DIRECTIVE: Filter these entries so that only lines with the word "this" remain.

Source code of charts:
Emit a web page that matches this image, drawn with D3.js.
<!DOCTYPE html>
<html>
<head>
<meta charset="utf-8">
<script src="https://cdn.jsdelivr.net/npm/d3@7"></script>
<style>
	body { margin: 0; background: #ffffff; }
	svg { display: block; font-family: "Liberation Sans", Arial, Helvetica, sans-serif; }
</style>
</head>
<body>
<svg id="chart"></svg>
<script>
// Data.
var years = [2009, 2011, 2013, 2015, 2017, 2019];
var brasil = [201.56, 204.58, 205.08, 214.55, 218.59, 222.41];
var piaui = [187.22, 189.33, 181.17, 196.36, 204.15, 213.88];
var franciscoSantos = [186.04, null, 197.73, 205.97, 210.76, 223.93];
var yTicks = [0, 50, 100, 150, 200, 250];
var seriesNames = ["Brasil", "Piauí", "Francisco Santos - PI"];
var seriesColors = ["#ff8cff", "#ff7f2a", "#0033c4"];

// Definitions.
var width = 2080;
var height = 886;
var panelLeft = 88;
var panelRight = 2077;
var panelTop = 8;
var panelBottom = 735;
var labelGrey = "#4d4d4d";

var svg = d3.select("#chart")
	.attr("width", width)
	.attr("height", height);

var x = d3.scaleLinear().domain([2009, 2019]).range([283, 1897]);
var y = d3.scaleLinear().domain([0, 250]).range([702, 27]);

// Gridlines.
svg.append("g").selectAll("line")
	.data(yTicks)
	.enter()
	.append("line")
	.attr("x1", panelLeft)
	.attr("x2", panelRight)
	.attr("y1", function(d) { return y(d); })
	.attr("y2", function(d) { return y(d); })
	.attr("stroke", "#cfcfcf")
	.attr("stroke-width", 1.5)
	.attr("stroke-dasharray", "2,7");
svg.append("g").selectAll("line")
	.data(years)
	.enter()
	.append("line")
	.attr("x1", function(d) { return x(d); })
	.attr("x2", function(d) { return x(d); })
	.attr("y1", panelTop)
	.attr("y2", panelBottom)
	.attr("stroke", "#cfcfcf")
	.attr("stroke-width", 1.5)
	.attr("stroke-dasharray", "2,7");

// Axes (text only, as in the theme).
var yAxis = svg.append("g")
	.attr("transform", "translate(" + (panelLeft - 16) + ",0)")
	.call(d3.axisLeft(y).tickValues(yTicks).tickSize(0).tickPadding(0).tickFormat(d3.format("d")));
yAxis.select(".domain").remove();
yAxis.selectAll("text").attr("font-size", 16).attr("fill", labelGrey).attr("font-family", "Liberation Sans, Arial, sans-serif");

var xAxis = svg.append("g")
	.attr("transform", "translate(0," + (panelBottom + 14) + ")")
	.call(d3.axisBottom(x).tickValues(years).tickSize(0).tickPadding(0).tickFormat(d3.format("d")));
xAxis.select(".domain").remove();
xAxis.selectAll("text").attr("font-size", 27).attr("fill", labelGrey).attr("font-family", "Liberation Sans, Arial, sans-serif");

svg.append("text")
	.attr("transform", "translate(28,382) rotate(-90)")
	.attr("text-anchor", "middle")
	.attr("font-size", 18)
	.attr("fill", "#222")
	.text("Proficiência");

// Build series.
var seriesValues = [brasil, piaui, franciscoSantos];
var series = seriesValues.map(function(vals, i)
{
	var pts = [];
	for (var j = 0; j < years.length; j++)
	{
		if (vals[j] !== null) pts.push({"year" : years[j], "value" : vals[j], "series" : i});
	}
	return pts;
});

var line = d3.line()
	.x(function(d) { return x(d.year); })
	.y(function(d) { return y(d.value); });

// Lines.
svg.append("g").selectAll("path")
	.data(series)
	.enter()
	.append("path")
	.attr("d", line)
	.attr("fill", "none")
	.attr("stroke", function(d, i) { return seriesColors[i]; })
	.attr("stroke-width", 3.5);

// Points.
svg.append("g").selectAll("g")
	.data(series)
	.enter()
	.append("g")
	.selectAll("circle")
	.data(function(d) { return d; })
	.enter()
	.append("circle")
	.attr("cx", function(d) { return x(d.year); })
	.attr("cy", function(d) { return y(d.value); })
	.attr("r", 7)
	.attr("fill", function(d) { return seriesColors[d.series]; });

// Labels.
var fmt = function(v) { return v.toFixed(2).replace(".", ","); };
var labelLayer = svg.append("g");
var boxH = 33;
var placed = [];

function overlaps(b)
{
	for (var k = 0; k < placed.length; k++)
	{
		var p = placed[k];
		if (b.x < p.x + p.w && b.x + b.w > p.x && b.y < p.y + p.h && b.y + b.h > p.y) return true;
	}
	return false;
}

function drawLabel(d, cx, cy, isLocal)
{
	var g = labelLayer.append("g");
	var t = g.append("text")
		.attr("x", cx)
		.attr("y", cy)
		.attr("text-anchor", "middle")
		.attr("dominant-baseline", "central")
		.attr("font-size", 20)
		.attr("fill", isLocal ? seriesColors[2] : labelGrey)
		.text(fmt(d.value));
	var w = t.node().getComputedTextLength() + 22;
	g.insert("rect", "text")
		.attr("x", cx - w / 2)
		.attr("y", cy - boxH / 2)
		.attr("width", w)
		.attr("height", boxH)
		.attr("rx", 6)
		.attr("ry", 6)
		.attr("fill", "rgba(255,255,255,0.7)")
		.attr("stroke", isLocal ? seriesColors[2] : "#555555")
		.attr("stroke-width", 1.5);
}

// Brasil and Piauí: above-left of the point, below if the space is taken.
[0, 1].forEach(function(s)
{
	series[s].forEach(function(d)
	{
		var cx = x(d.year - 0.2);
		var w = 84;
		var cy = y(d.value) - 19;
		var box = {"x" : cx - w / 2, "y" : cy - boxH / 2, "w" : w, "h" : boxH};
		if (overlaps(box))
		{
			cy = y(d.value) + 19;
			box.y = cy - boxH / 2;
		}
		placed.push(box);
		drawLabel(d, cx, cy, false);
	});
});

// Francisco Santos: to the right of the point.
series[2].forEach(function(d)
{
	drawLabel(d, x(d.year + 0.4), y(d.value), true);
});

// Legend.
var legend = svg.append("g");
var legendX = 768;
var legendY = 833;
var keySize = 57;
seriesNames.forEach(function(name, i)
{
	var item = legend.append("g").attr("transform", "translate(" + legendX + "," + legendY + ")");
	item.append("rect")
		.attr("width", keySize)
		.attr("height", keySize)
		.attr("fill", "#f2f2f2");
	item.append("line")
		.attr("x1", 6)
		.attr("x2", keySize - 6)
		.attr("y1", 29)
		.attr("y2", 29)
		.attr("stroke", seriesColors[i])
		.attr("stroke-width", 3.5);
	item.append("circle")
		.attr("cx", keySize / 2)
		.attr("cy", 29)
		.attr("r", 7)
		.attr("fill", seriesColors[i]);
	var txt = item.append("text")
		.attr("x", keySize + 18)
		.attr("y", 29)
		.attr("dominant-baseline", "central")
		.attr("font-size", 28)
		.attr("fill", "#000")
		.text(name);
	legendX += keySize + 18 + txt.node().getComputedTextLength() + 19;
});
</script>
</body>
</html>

--

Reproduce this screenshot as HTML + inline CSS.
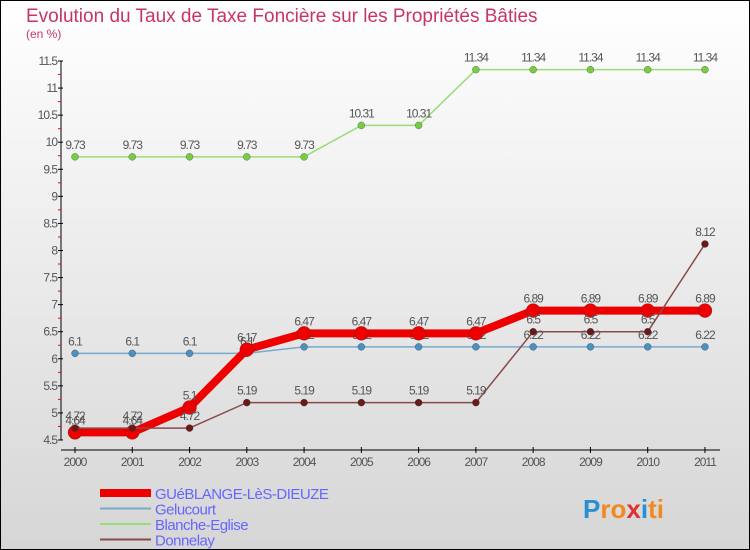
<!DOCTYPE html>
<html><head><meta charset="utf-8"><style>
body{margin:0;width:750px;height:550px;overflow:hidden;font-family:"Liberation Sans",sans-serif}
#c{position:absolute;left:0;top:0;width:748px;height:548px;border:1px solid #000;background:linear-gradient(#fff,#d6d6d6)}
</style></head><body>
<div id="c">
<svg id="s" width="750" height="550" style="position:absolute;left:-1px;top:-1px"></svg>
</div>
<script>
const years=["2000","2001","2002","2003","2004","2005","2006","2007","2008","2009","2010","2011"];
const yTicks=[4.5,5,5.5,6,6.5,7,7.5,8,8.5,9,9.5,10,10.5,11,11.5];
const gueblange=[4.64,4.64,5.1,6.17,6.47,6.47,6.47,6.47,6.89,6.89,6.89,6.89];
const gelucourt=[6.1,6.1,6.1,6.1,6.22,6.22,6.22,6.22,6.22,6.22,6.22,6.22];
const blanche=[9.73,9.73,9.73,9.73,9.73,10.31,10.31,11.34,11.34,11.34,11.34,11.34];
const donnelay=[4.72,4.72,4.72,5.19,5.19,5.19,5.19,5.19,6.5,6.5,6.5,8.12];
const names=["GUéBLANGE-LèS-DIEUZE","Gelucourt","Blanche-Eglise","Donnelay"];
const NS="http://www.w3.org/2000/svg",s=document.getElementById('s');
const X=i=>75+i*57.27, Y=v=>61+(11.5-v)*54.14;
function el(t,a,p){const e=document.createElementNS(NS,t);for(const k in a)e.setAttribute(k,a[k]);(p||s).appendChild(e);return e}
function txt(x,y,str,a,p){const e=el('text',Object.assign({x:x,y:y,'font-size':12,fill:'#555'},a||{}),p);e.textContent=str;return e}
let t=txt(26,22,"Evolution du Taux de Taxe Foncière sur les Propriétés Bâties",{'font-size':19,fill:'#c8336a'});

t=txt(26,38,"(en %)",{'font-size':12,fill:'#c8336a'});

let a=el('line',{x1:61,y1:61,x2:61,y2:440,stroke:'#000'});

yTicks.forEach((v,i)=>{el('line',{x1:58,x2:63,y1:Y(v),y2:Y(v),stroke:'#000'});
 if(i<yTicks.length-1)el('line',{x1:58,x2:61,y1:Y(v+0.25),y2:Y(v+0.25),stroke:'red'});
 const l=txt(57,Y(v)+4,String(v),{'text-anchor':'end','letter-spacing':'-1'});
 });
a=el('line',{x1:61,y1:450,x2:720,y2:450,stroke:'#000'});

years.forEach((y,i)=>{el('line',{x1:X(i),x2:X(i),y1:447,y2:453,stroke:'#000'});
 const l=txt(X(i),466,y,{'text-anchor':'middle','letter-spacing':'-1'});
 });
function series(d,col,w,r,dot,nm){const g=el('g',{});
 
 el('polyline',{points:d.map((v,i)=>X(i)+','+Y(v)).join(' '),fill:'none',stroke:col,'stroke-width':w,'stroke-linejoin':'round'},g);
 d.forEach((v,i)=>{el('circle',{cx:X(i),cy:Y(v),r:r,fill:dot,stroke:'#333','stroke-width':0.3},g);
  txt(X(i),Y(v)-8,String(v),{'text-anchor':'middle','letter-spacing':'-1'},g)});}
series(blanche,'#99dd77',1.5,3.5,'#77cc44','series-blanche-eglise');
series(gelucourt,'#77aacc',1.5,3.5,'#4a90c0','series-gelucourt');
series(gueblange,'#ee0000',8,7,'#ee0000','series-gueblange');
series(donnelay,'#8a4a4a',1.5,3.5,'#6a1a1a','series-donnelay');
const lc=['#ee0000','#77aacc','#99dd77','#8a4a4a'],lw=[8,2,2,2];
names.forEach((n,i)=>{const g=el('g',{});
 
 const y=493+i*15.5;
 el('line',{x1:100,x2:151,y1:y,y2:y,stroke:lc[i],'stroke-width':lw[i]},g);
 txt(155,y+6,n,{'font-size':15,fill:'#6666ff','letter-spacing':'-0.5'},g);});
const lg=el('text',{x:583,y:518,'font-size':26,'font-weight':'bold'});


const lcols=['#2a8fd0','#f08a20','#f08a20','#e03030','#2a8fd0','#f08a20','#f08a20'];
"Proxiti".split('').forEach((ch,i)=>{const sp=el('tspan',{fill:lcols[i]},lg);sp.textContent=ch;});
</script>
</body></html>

==

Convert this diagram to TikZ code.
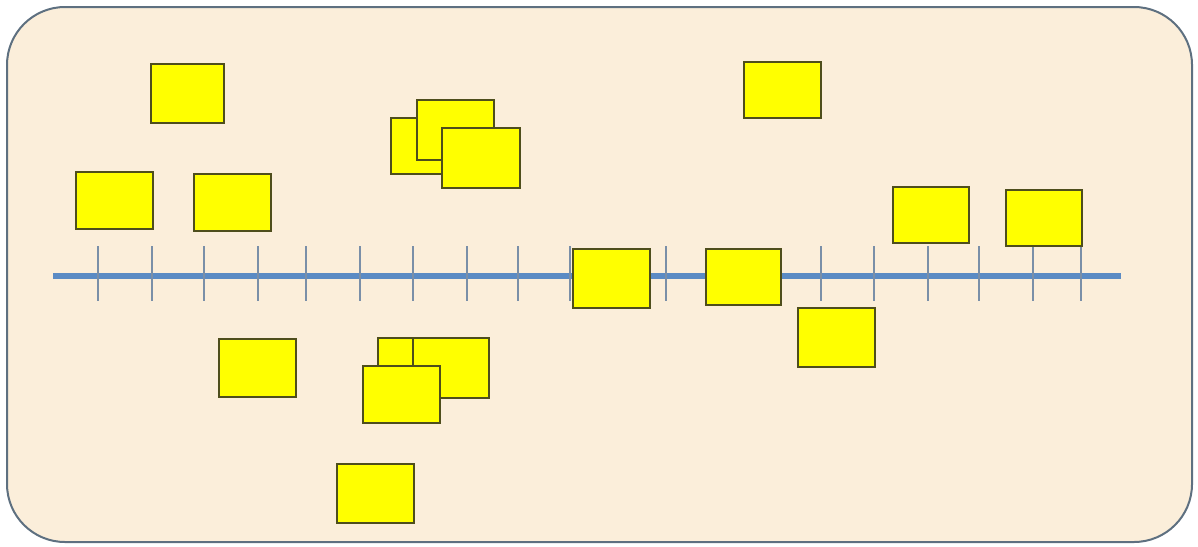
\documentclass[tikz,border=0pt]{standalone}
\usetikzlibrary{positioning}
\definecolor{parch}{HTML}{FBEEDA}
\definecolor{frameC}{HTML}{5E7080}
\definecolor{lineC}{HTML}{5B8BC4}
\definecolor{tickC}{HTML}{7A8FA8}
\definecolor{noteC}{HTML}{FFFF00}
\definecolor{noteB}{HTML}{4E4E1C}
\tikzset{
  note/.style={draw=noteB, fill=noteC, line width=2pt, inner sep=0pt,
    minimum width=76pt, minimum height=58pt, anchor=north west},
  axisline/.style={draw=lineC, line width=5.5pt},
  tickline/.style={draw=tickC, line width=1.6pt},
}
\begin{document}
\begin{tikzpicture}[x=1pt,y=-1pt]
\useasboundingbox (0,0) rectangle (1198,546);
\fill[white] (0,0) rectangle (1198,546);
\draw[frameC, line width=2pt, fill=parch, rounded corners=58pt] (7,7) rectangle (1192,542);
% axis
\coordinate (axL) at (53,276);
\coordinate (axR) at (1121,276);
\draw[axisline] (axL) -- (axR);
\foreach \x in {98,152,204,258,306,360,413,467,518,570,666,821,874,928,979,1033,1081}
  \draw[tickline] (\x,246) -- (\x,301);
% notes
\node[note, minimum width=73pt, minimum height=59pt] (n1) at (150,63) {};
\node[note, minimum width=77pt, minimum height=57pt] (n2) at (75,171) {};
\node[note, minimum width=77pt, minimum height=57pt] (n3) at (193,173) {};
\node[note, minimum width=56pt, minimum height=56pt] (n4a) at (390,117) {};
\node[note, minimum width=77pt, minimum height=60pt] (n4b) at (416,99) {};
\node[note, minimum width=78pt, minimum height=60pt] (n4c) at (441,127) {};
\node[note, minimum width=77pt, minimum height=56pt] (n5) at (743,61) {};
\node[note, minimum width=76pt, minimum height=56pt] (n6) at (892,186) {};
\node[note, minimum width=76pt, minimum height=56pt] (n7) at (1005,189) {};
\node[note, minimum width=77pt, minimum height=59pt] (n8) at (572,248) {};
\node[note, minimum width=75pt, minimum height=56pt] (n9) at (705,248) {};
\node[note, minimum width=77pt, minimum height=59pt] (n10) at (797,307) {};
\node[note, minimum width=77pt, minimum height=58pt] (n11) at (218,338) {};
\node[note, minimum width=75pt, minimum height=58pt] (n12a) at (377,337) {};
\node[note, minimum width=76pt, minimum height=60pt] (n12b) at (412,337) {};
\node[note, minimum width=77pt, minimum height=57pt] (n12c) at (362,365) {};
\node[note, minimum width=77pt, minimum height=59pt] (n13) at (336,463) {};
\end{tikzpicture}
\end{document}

THE COMPLETED TASK:
Emit a web page that matches this image, drawn with D3.js.
Reproduce this screenshot as HTML + inline CSS.
Convert this diagram to TikZ code.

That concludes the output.